What does building design and interior design collaboration look like for your team?

Horning: More and more clients want a one-stop shop. We tackle the big picture: how to site a home and determine where it will have great light. We also know how to make a space livable all the way down to the smallest details: how the window shades operate and where the shoes get tucked away. Our architecture team and interiors team work together throughout the entire process. We have design critiques from both teams along the way to make sure the design is consistent throughout. Some of our employees have been designing for more than 20 years, so there is a lot of knowledge to give. Holly and I met working together 15 years ago and have always appreciated how we can bring together the big picture and the most intimate details that make a space feel so considered.

What aspects of your background and upbringing have shaped your design principles and philosophies?

Freres: My upbringing was a mix of living in Oregon and Louisiana - it was quite a contrast! With that in mind, I have many influences that inform my design principles. I love a well-curated museum, and I also love an eclectic French farmhouse. My mother brought me into the industry in the late 90’s; she taught me that every detail matters and never to compromise on quality. I am grateful for my family’s influence – both of my parents had family-businesses, so the work ethic and drive has been a constant part of my life. My family is deeply rooted in the wood products industry, so we love using wood to warm up a space. Our studio library is currently full of essentially any kind of wood species and finish you could dream up. I love a formal space, but practicality is solidly rooted in all my designs. I want a space to look great, but if it doesn’t live well then it won’t last. Our approach to design and environmental awareness is to do something once, and do it well, so that it lasts for decades.

Favorite place to travel?

Freres: Cape Town, South Africa

Horning: Greece

Perfect weekend in the Northwest?

Freres: Being out in nature with my family – skiing, hiking, all of it. Horning: Wine country

How does your extensive travel and wanderlust impact your design style?

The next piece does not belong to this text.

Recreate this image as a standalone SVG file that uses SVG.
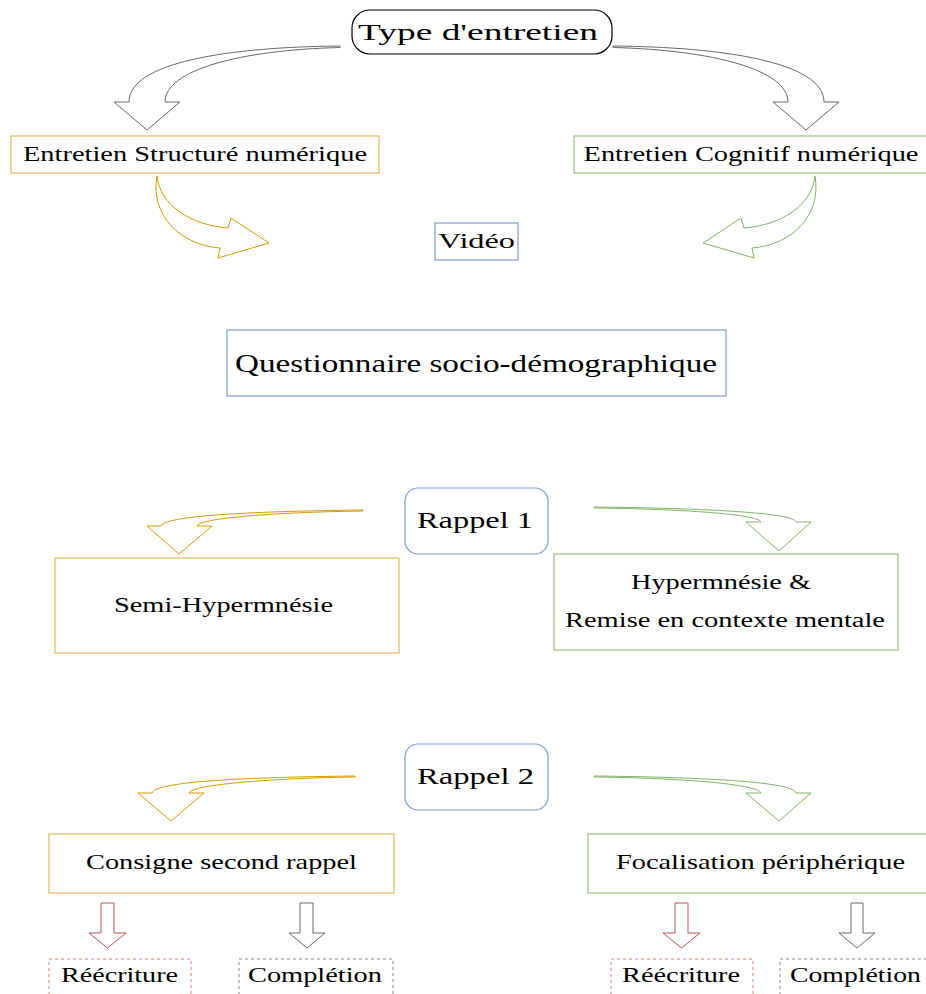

Freres: My background is peppered with extensive travel and wanderlust. I feel very fortunate to be able to draw on many different cultural influences. My most recent overseas travel was to Indonesia, where we went on a wonderful shopping excursion and came home with some stunning artifacts, including hand-woven Ikat fabric that I just adore. There are still so many places I want to visit – especially Greece and Morocco. My design is constantly influenced by what is out there – the global deep dive you can do from a magazine or online is invaluable, but there’s nothing better than spending a few weeks in a culture vastly different from your own to open your eyes.